GIVEN RECORDS:
####

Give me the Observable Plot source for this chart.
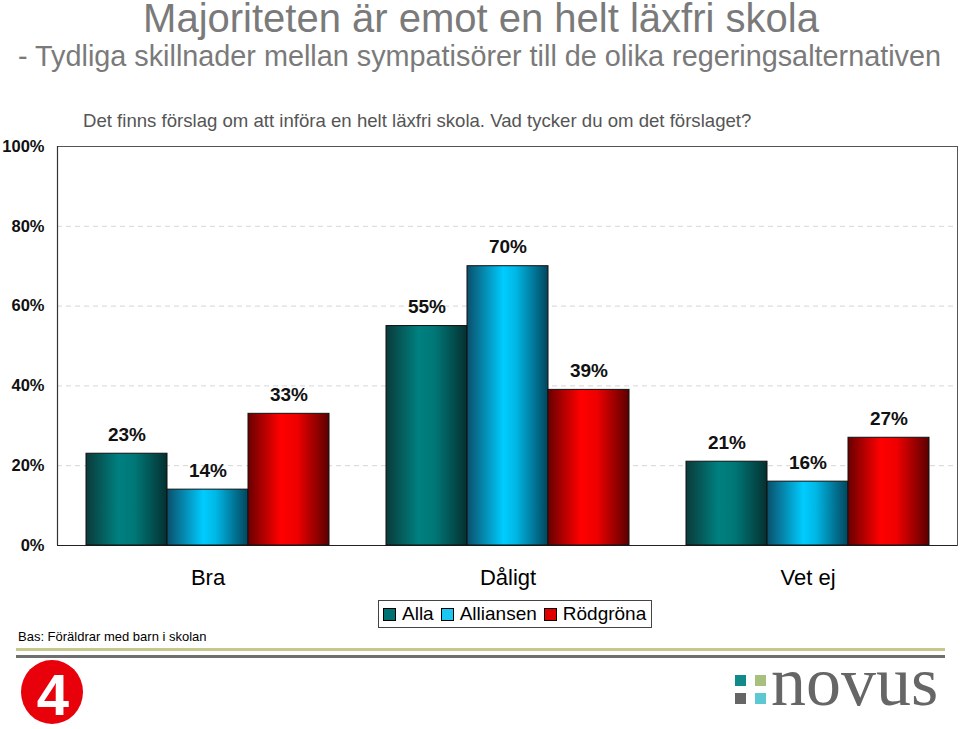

####

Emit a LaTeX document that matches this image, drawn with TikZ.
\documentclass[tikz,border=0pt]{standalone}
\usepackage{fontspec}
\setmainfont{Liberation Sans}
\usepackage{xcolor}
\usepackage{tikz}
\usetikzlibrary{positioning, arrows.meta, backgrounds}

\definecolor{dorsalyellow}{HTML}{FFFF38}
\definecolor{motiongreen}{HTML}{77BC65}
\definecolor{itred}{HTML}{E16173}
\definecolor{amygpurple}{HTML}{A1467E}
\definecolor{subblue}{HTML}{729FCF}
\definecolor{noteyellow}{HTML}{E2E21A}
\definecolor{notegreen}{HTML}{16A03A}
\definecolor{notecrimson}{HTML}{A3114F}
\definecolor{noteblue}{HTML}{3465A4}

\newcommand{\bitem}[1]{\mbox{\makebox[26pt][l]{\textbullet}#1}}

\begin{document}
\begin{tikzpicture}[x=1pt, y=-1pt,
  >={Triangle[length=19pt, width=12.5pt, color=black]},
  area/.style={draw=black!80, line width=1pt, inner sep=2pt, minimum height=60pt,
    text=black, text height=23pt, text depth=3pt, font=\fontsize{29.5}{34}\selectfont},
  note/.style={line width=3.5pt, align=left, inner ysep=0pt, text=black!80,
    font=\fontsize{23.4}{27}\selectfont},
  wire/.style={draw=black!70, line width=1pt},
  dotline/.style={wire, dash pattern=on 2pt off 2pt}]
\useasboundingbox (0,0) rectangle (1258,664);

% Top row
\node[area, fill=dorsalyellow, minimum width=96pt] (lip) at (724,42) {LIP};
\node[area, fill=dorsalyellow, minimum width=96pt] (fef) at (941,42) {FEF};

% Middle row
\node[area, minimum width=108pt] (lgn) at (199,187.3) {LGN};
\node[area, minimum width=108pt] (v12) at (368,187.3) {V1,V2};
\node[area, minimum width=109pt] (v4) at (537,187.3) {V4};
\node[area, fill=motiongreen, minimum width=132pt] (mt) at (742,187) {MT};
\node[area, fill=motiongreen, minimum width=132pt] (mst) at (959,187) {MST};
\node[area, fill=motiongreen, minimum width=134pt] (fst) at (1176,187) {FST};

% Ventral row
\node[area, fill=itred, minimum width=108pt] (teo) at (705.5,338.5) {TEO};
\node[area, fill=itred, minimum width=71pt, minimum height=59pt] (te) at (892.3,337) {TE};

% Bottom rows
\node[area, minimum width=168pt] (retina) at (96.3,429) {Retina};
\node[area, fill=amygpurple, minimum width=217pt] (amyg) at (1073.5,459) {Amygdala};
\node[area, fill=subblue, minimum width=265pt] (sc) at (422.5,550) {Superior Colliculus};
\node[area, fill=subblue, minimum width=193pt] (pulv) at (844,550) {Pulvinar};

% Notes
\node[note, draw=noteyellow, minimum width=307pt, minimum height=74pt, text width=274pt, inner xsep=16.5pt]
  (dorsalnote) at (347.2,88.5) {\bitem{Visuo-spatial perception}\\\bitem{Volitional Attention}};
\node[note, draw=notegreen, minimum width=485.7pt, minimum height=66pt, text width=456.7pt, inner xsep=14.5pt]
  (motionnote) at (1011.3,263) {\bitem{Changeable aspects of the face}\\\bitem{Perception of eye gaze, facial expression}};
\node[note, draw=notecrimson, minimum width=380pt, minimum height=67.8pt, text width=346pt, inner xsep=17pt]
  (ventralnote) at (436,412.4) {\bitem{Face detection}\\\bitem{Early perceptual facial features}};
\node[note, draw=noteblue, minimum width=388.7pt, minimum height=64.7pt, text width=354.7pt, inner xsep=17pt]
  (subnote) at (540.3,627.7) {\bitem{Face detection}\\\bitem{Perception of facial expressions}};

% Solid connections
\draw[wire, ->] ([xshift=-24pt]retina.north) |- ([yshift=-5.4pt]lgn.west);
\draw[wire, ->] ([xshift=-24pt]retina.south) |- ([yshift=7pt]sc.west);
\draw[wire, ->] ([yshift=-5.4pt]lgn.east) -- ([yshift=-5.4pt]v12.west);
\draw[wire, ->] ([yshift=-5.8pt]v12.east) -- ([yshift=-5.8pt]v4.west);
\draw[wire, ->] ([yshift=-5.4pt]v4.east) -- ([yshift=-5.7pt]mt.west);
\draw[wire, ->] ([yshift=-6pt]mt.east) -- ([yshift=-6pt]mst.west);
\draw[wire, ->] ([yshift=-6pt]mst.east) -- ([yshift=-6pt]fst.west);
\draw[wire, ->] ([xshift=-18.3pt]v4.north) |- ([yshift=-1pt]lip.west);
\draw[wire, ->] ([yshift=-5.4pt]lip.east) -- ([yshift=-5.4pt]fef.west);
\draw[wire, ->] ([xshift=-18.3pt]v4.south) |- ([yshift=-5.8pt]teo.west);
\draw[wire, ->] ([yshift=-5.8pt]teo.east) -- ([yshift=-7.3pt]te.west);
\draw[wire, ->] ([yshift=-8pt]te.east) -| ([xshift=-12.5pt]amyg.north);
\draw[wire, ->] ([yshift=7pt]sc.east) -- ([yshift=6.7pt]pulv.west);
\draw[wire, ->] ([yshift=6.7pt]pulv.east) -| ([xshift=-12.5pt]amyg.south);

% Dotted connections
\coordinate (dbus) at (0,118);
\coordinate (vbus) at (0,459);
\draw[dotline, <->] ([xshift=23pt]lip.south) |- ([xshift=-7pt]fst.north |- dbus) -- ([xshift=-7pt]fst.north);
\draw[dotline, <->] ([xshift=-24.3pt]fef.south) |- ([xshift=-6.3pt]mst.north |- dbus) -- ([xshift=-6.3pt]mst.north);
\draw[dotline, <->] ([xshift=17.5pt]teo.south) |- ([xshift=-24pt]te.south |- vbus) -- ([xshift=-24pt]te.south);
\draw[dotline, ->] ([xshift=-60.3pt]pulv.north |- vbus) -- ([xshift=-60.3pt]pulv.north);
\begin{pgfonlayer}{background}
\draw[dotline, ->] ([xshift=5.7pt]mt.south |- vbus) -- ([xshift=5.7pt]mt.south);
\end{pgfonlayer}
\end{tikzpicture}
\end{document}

####

GIVEN TASK: Only lines with "this" are wanted here; list each of them.

THE SOLUTION:
Give me the Observable Plot source for this chart.
Emit a LaTeX document that matches this image, drawn with TikZ.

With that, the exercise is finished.